What yields are doing
The yield on the 2-year Treasury note
was at 4.266%, down from 4.287% at 3 p.m. Eastern on Wednesday.
The 10-year Treasury note yield
pulled back to 3.851% from 3.901% on Wednesday afternoon.
The 30-year Treasury bond yield
was at 3.842% versus 3.886% late Wednesday.
The latest reading on U.S. consumer price inflation for September is due at 8:30 a.m. Eastern.
The CPI is expected to show a rise of 0.3% in September, according to economists surveyed by The Wall Street Journal, moderating in part because cheaper gasoline kept the overall price increase down. Still, the rise in the CPI over the past year is expected to be little changed at around 8.2%.
The core CPI reading, which strips out food and energy, is forecast to rise a more pronounced 0.5% in September. That would push the yearly rate of core inflation up to 6.5% from 6.3%, economists estimate, to match the sharpest core increase since 1982.
Meanwhile, concerns about liquidity in the U.S. Treasury market were underlined Wednesday by U.S. Treasury Secretary Janet Yellen.
“We are worried about a loss of adequate liquidity in the market,” Yellen said Wednesday in response to questions following a speech in Washington, according to news reports. Yellen said the balance-sheet capacity of broker-dealers to engage in market-making in the Treasury market hadn’t expanded much, while the overall supply of Treasurys has increased.

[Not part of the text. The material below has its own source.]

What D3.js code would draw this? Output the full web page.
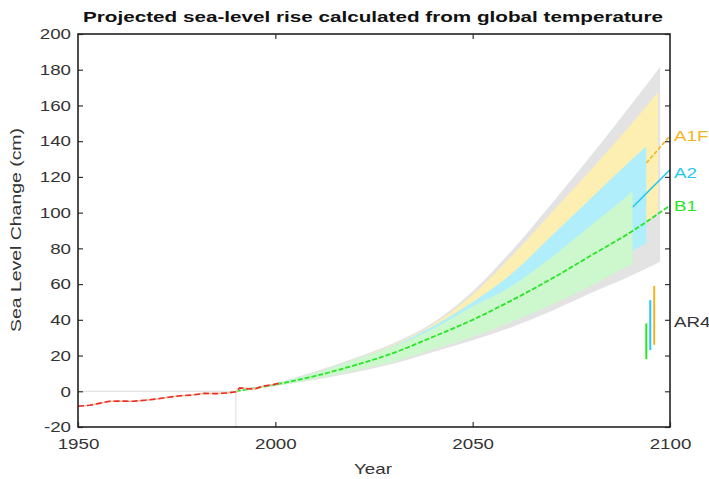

The Treasury Department will wrap up this week’s auctions with an $18 billion 30-year bond reopening Thursday afternoon.
What analysts say
“The market reaction to this release will be asymmetric in our view, given that the Fed has already taken very hawkish steps to counter inflationary pressure,” said economists at UniCredit Bank, in a note.
“Higher-than-predicted figures would probably have a stronger (negative) impact on USTs (and fixed income securities in general) than lower-than-expected data would. Expectations on future fed-funds rate hikes will be influenced as well,” he wrote.